Poaching remains a big problem in the wildlife, and conservationists find it challenging to catch poachers despite many different initiatives. But a new electric bike aims to help them catch these poachers in hopes of saving endangered animals.
For years, many technologies aim to help in the anti-poaching efforts and promote wildlife conservation. But it is difficult to catch poachers in the act as many areas where poachers attack tend to be quite flat, making it easy for them to spot if someone is approaching.
The Swedish motorbike company offers an ultra-quiet electric bike to make anti-poaching efforts more effective and finally catch poachers to prevent more poaching activity in Africa.
CAKE Unveils Their Anti-Poaching Electric Bike
CAKE launches the Kalk AP, an anti-poaching electric bush bike
Swedish motorbike company CAKE partners with the Southern African Wildlife College and Goal Zero to develop the solar-powered electric bike that will help the anti-poaching units protect the endangered wildlife in Africa.
According to the company’s press release, CAKE launched the anti-poaching electric bike last January 28. It is known as the Kalk AP (Anti-Poaching), which is a special edition of Kalk that is redefined and optimized that will be used to implement the Electric Bush Bike Anti-Poaching Act of Africa to combat the devastating effects of poaching.
The CAKE Kalk AP is set to enter field operations later this year to begin its testing and use it with Goal Zero solar kits as part of the educational curriculum and training.
BGR reported that Kalk AP is capable of tackling the harsh terrain of Africa while also incredibly quiet. They can reach a speed of 55 miles per hour and is designed to be as simple and rugged as possible, the news outlet reported.
Moreover, Kalk AP produces less dust that helps anti-poaching efforts as secretive as possible as they track poachers and ultimately catch them. Since they are fully electric, they produce less sound than the usual motorbike, making them a lot quieter.
“Solar power, new technology, and a new category of vehicles help save endangered species in Africa. This is a perfect example of purpose meeting sustainability,” said CAKE founder and CEO Stefan Ytterborn. “We are extremely honored to be able to work with our partners on this initiative and to contribute to developing the means to help curb poaching in the region.”
Other Technologies Used in Anti-Poaching Efforts
Poaching and criminal networks continue to force endangered animals to extinction, but the advancement of technologies helps authorities fight back and protect these animals.
Financial Times reported that one of these technologies is the Instant Detect System that is triggered by the metal knife and guns used by poachers when poaching.

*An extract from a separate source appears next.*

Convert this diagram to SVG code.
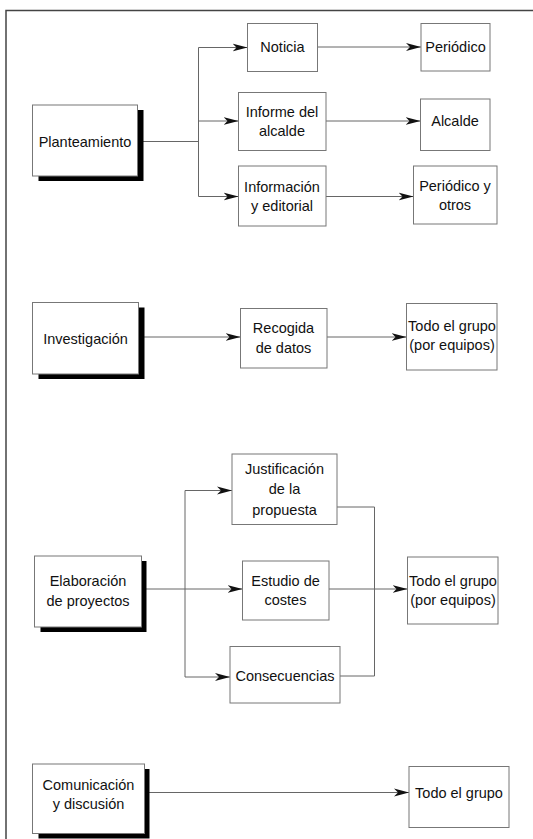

This technology activates a camouflaged camera that sends images by radio to a base station. Then via the satellite, the park headquarters will be informed of the poachers to dispatch rangers and catch the gang.
Also, BBC Earth reported that wildlife rangers use drones to keep track of the huge territories where endangered animals are abundant. Drones are in the frontline in the battle against the poachers, said astrophysicist Claire Burke of Liverpool John Moores University in the UK.
Burke combined her astrophysical training with conservation biology and dubbed it as “Astro ecology.” She believed that machine learning could improve the accuracy with which cameras can identify wildlife.